» **What this task involves**:
Reproduce the listing below in full and without alteration, apart from its pictures.

» **Given material**:
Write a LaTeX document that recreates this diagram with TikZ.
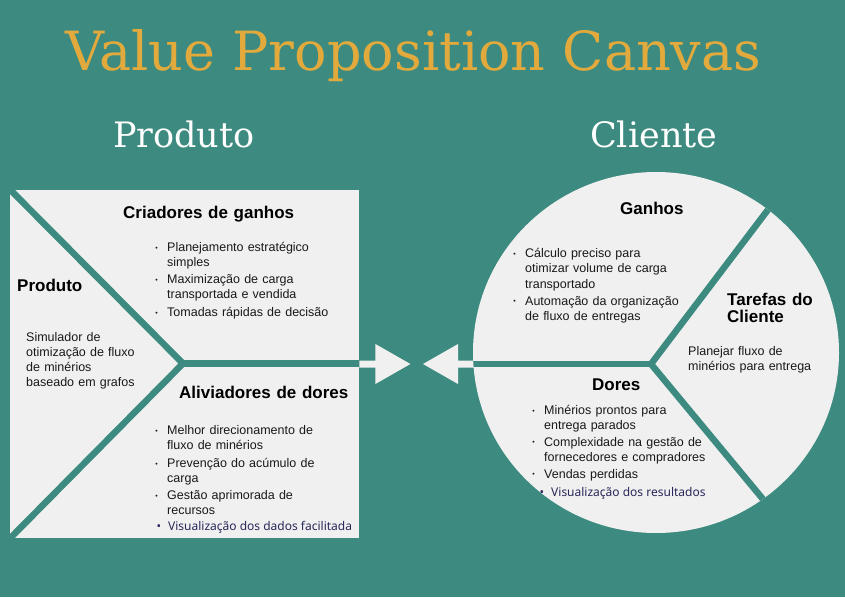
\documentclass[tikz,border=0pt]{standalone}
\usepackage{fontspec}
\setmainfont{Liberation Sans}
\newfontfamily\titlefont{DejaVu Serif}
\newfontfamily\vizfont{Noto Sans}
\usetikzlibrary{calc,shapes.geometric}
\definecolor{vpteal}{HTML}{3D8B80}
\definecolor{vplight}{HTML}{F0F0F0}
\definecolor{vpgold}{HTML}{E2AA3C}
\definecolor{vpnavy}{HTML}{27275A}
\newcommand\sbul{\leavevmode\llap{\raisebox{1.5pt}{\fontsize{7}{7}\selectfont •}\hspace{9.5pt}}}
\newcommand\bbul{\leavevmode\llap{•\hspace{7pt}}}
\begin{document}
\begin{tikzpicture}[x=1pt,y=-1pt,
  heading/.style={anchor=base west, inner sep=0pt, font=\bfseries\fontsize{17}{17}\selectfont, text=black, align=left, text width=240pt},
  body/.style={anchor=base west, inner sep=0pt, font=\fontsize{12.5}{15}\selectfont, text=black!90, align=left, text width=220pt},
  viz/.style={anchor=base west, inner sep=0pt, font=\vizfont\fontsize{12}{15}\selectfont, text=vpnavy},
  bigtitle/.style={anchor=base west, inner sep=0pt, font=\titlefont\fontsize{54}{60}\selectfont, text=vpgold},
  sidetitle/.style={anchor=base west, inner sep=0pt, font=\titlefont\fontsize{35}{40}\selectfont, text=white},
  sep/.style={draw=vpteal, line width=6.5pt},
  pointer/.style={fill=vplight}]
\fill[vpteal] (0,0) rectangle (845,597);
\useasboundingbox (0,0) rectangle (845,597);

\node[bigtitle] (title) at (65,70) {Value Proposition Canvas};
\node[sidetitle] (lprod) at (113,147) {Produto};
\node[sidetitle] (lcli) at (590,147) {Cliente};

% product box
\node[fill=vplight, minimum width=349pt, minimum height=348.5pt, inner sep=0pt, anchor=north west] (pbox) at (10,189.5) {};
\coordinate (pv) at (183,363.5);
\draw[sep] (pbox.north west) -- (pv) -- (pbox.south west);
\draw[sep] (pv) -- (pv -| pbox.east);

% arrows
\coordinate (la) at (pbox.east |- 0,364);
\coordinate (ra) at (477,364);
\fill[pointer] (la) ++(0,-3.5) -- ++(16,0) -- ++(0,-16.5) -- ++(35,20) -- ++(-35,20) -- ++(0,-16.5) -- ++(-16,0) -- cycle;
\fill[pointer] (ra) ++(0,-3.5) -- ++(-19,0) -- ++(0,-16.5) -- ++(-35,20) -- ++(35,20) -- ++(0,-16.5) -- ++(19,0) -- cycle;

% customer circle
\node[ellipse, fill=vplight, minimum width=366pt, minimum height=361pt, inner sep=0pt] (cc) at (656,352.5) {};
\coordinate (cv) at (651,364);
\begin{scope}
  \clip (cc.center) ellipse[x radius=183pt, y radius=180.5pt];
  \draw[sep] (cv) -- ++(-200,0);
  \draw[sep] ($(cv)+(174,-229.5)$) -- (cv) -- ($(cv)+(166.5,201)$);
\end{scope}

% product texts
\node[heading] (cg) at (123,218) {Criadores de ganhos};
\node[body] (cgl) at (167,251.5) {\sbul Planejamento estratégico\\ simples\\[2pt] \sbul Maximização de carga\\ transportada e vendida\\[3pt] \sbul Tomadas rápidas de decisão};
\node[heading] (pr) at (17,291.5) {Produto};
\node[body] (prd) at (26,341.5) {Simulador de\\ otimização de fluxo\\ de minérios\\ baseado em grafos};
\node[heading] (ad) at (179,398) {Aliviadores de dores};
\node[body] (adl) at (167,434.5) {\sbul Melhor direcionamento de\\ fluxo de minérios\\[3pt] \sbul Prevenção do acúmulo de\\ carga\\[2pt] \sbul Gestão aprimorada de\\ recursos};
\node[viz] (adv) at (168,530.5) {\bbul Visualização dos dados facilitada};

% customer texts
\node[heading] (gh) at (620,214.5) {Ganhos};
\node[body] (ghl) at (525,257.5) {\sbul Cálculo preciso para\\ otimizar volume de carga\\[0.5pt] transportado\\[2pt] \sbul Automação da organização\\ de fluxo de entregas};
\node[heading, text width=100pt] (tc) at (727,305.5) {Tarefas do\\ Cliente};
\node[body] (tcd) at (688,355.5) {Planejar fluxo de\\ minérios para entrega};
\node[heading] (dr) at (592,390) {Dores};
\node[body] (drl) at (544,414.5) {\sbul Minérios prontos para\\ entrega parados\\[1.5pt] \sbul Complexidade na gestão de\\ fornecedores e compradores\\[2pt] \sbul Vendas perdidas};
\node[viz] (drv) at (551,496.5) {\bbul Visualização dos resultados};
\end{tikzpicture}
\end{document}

» **Exercise solution**:
Write a LaTeX document that recreates this diagram with TikZ.
\documentclass[tikz,border=0pt]{standalone}
\usepackage{fontspec}
\setmainfont{Liberation Sans}
\newfontfamily\titlefont{DejaVu Serif}
\newfontfamily\vizfont{Noto Sans}
\usetikzlibrary{calc,shapes.geometric}
\definecolor{vpteal}{HTML}{3D8B80}
\definecolor{vplight}{HTML}{F0F0F0}
\definecolor{vpgold}{HTML}{E2AA3C}
\definecolor{vpnavy}{HTML}{27275A}
\newcommand\sbul{\leavevmode\llap{\raisebox{1.5pt}{\fontsize{7}{7}\selectfont •}\hspace{9.5pt}}}
\newcommand\bbul{\leavevmode\llap{•\hspace{7pt}}}
\begin{document}
\begin{tikzpicture}[x=1pt,y=-1pt,
  heading/.style={anchor=base west, inner sep=0pt, font=\bfseries\fontsize{17}{17}\selectfont, text=black, align=left, text width=240pt},
  body/.style={anchor=base west, inner sep=0pt, font=\fontsize{12.5}{15}\selectfont, text=black!90, align=left, text width=220pt},
  viz/.style={anchor=base west, inner sep=0pt, font=\vizfont\fontsize{12}{15}\selectfont, text=vpnavy},
  bigtitle/.style={anchor=base west, inner sep=0pt, font=\titlefont\fontsize{54}{60}\selectfont, text=vpgold},
  sidetitle/.style={anchor=base west, inner sep=0pt, font=\titlefont\fontsize{35}{40}\selectfont, text=white},
  sep/.style={draw=vpteal, line width=6.5pt},
  pointer/.style={fill=vplight}]
\fill[vpteal] (0,0) rectangle (845,597);
\useasboundingbox (0,0) rectangle (845,597);

\node[bigtitle] (title) at (65,70) {Value Proposition Canvas};
\node[sidetitle] (lprod) at (113,147) {Produto};
\node[sidetitle] (lcli) at (590,147) {Cliente};

% product box
\node[fill=vplight, minimum width=349pt, minimum height=348.5pt, inner sep=0pt, anchor=north west] (pbox) at (10,189.5) {};
\coordinate (pv) at (183,363.5);
\draw[sep] (pbox.north west) -- (pv) -- (pbox.south west);
\draw[sep] (pv) -- (pv -| pbox.east);

% arrows
\coordinate (la) at (pbox.east |- 0,364);
\coordinate (ra) at (477,364);
\fill[pointer] (la) ++(0,-3.5) -- ++(16,0) -- ++(0,-16.5) -- ++(35,20) -- ++(-35,20) -- ++(0,-16.5) -- ++(-16,0) -- cycle;
\fill[pointer] (ra) ++(0,-3.5) -- ++(-19,0) -- ++(0,-16.5) -- ++(-35,20) -- ++(35,20) -- ++(0,-16.5) -- ++(19,0) -- cycle;

% customer circle
\node[ellipse, fill=vplight, minimum width=366pt, minimum height=361pt, inner sep=0pt] (cc) at (656,352.5) {};
\coordinate (cv) at (651,364);
\begin{scope}
  \clip (cc.center) ellipse[x radius=183pt, y radius=180.5pt];
  \draw[sep] (cv) -- ++(-200,0);
  \draw[sep] ($(cv)+(174,-229.5)$) -- (cv) -- ($(cv)+(166.5,201)$);
\end{scope}

% product texts
\node[heading] (cg) at (123,218) {Criadores de ganhos};
\node[body] (cgl) at (167,251.5) {\sbul Planejamento estratégico\\ simples\\[2pt] \sbul Maximização de carga\\ transportada e vendida\\[3pt] \sbul Tomadas rápidas de decisão};
\node[heading] (pr) at (17,291.5) {Produto};
\node[body] (prd) at (26,341.5) {Simulador de\\ otimização de fluxo\\ de minérios\\ baseado em grafos};
\node[heading] (ad) at (179,398) {Aliviadores de dores};
\node[body] (adl) at (167,434.5) {\sbul Melhor direcionamento de\\ fluxo de minérios\\[3pt] \sbul Prevenção do acúmulo de\\ carga\\[2pt] \sbul Gestão aprimorada de\\ recursos};
\node[viz] (adv) at (168,530.5) {\bbul Visualização dos dados facilitada};

% customer texts
\node[heading] (gh) at (620,214.5) {Ganhos};
\node[body] (ghl) at (525,257.5) {\sbul Cálculo preciso para\\ otimizar volume de carga\\[0.5pt] transportado\\[2pt] \sbul Automação da organização\\ de fluxo de entregas};
\node[heading, text width=100pt] (tc) at (727,305.5) {Tarefas do\\ Cliente};
\node[body] (tcd) at (688,355.5) {Planejar fluxo de\\ minérios para entrega};
\node[heading] (dr) at (592,390) {Dores};
\node[body] (drl) at (544,414.5) {\sbul Minérios prontos para\\ entrega parados\\[1.5pt] \sbul Complexidade na gestão de\\ fornecedores e compradores\\[2pt] \sbul Vendas perdidas};
\node[viz] (drv) at (551,496.5) {\bbul Visualização dos resultados};
\end{tikzpicture}
\end{document}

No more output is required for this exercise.